Due to the emergency, hog breeding enterprises to work in a strict, closed mode. Citizens breeding hogs in their personal household should keep the animals enclosed. It is necessary to avoid contacts with representatives of the wild. The meat of slaughtered hog should compulsorily be kept in the fridge, don’t eat it raw, not cooked.

“It is prohibited to kill swines that seem to feel bad,” the specialist summed up. “It is dangerous to eat the meat of ill animals.”

Is it a threat to humans?

Veterinarian of Kazan’s Veterinary Association Bulat Nuriakhmetov said that African swine fever was harmless for humans.

“This virus has been existing from time immemorial,” the expert said. “The description of AFS can be seen as early as in Aristotle’s works. The fever poses a threat only to hogs and wild boars. People and other mammals don’t contract this virus and don’t spread it.”

As Nuriakhmetov says, the disease quickly travels across borders between regions and even countries. As a rule, wild boars migrate to Tatarstan from the south. For instance, there were reported cases of imported infection from Samara and Ulyanovsk Oblasts. Wild boars can cover tens of kilometres a day looking for food.

“This disease isn’t seasonal,” the veterinarian stressed. “Wild boars have always lived in Tatarstan. Moreover, their number is big enough.”

Nuriakhmetov believes that it is necessary to regulate the number of wild boars to prevent the infection. It is also necessary not to feed livestock with food residues.

“The virus is relatively resistant,” the expert claimed. “Research showed that nearly half of the outbreaks happened because hogs were treated with residues of human food. A healthy swine ate a slice of sausage made from an ill swine and got infected.”

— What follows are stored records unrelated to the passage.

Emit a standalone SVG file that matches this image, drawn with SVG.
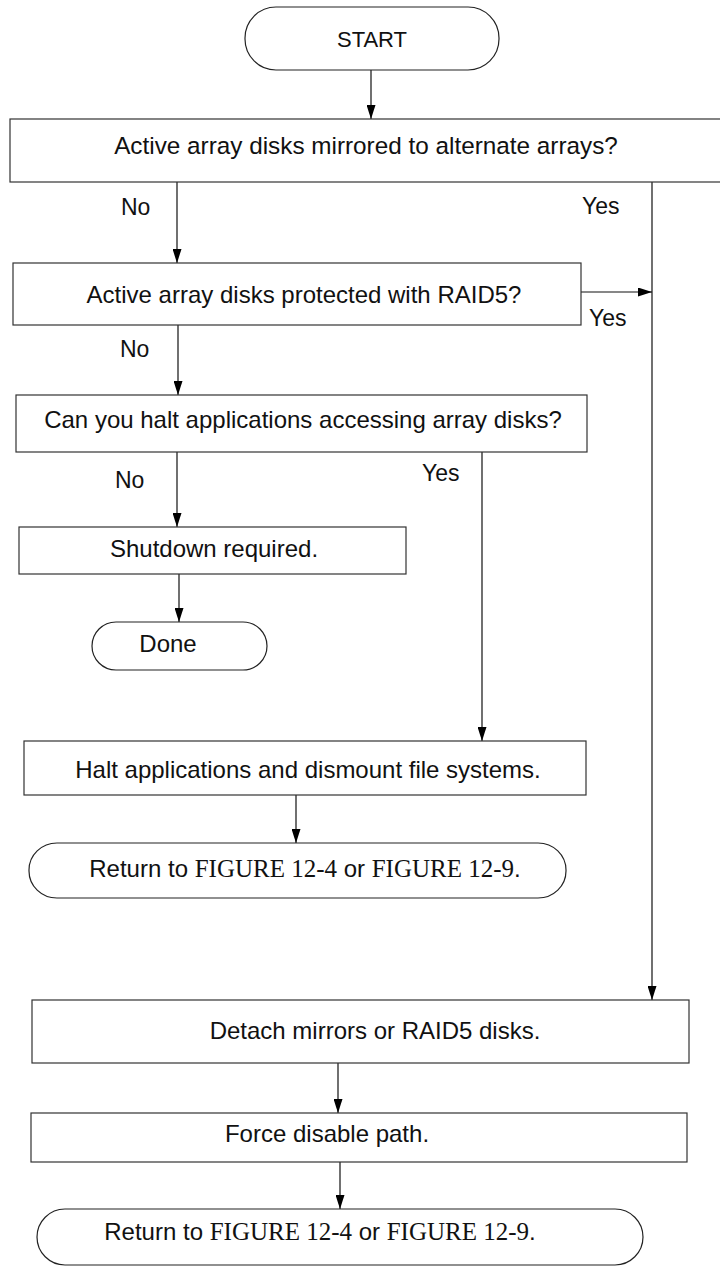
<svg xmlns="http://www.w3.org/2000/svg" width="720" height="1270" viewBox="0 0 720 1270">
  <style>
    .box { fill: #ffffff; stroke: #333333; stroke-width: 1.2; }
    .term { fill: #ffffff; stroke: #222222; stroke-width: 1.2; }
    .t { font-family: "Liberation Sans", Arial, sans-serif; font-size: 24px; fill: #111111; text-anchor: middle; }
    .lbl { font-family: "Liberation Sans", Arial, sans-serif; font-size: 23px; fill: #111111; }
    .serif { font-family: "Liberation Serif", "Times New Roman", serif; font-size: 25px; }
    .edge { fill: none; stroke: #111111; stroke-width: 1.2; }
  </style>
  <defs>
    <marker id="arrow" markerUnits="userSpaceOnUse" markerWidth="14" markerHeight="9" refX="14" refY="4.5" orient="auto">
      <path d="M0,0 L14,4.5 L0,9 z" fill="#000000"/>
    </marker>
  </defs>
  <rect width="720" height="1270" fill="#ffffff"/>

  <!-- connectors and branch labels -->
  <g id="connectors">
    <line class="edge" x1="371" y1="70" x2="371" y2="119" marker-end="url(#arrow)"/>
    <line class="edge" x1="177" y1="182" x2="177" y2="263" marker-end="url(#arrow)"/>
    <line class="edge" x1="652" y1="182" x2="652" y2="1000" marker-end="url(#arrow)"/>
    <line class="edge" x1="581" y1="292" x2="652" y2="292" marker-end="url(#arrow)"/>
    <line class="edge" x1="178" y1="325" x2="178" y2="395" marker-end="url(#arrow)"/>
    <line class="edge" x1="177" y1="452" x2="177" y2="527" marker-end="url(#arrow)"/>
    <line class="edge" x1="482" y1="452" x2="482" y2="741" marker-end="url(#arrow)"/>
    <line class="edge" x1="179" y1="574" x2="179" y2="622" marker-end="url(#arrow)"/>
    <line class="edge" x1="296" y1="795" x2="296" y2="843" marker-end="url(#arrow)"/>
    <line class="edge" x1="338" y1="1063" x2="338" y2="1113" marker-end="url(#arrow)"/>
    <line class="edge" x1="340" y1="1162" x2="340" y2="1209" marker-end="url(#arrow)"/>
    <text class="lbl" x="121" y="215">No</text>
    <text class="lbl" x="582" y="214">Yes</text>
    <text class="lbl" x="589" y="326">Yes</text>
    <text class="lbl" x="120" y="357">No</text>
    <text class="lbl" x="115" y="488">No</text>
    <text class="lbl" x="422" y="481">Yes</text>
  </g>

  <g id="start">
    <rect class="term" x="245" y="7" width="254" height="63" rx="31" ry="31"/>
    <text class="t" x="372" y="47" style="font-size:22px">START</text>
  </g>

  <g id="q-mirrored">
    <rect class="box" x="10" y="119" width="720" height="63"/>
    <text class="t" x="366" y="154" style="font-size:24.3px">Active array disks mirrored to alternate arrays?</text>
  </g>

  <g id="q-raid5">
    <rect class="box" x="13" y="263" width="568" height="62"/>
    <text class="t" x="304" y="303">Active array disks protected with RAID5?</text>
  </g>

  <g id="q-halt">
    <rect class="box" x="16" y="395" width="571" height="57"/>
    <text class="t" x="303" y="428">Can you halt applications accessing array disks?</text>
  </g>

  <g id="shutdown">
    <rect class="box" x="19" y="527" width="387" height="47"/>
    <text class="t" x="214" y="557">Shutdown required.</text>
  </g>

  <g id="done">
    <rect class="term" x="92" y="622" width="175" height="48" rx="24" ry="24"/>
    <text class="t" x="168" y="652">Done</text>
  </g>

  <g id="halt-apps">
    <rect class="box" x="24" y="741" width="562" height="54"/>
    <text class="t" x="308" y="778">Halt applications and dismount file systems.</text>
  </g>

  <g id="return-1">
    <rect class="term" x="29" y="843" width="537" height="55" rx="28" ry="27"/>
    <text class="t" x="305" y="877">Return to <tspan class="serif">FIGURE 12-4</tspan> or <tspan class="serif">FIGURE 12-9</tspan>.</text>
  </g>

  <g id="detach">
    <rect class="box" x="32" y="1000" width="657" height="63"/>
    <text class="t" x="375" y="1039">Detach mirrors or RAID5 disks.</text>
  </g>

  <g id="force-disable">
    <rect class="box" x="31" y="1113" width="656" height="49"/>
    <text class="t" x="327" y="1142">Force disable path.</text>
  </g>

  <g id="return-2">
    <rect class="term" x="37" y="1209" width="606" height="56" rx="28" ry="28"/>
    <text class="t" x="320" y="1240">Return to <tspan class="serif">FIGURE 12-4</tspan> or <tspan class="serif">FIGURE 12-9</tspan>.</text>
  </g>
</svg>
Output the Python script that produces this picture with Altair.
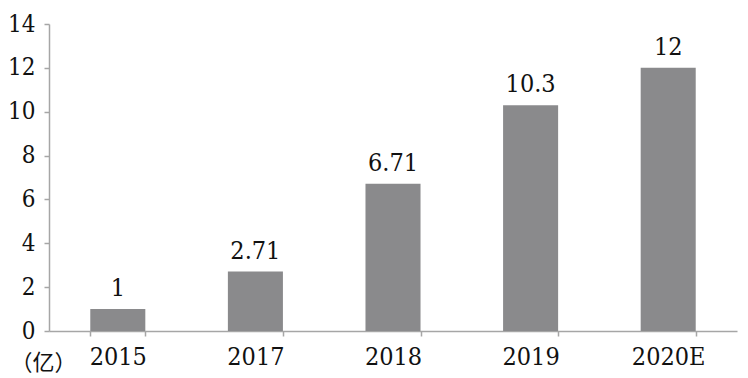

The veterinarian said that the incubation period of AFS is 5-10 days on average. A discoloured snout and red spots on the lower part of the body are typical symptoms.

“There is still no medicine for African swine fever,” Nuriakhmetov said. “Scientists have been working on medicine, but it is still can’t be created.”

The expert is convinced that the speed of its spread is the main danger of the virus. AFS can wreak havoc on the economy.

“Fortunately, there can’t be a big outbreak of the disease in Kazan,” the veterinarian stressed. “We don’t almost breed hogs. Most livestock in the city is located in households of penitentiaries. 600-700 heads are kept there at the same time.”

Time bomb

Chairman of the Association of Farmers and Households of the Republic of Tatarstan Kamiyar Baytemirov is sure the AFS virus will severely hit Tatarstan’s agriculture.

“Farmers have to provide indoor swine breeding,” he said. “Animals don’t gain in weight, grow slowly. They have a deficit of vitamin D, which is vital for normal growth. Such dangerous gases as ammonia and hydrogen sulphide provoking the development of various ailments accumulate indoors.”

As Baytemirov said, most farmers of the republic began to slaughter hogs until the animals aren’t infected. The number of swines in Tatarstan has suddenly shrunk. As a result, our markets have less pork and cured slabs.

“AFS is a time bomb,” Baytemirov claimed. “We don’t know where and when it will explode. Perhaps, liveable wild boars — carriers of the dangerous virus — are running in our forests. Nobody knows where they are going now.”

According to the expert’s observations, AFS breaks out in Tatarstan 2-3 times a year. The main farmer of Tatarstan thinks that the best method to fight off the disease is to control the amount of the population of wild boars.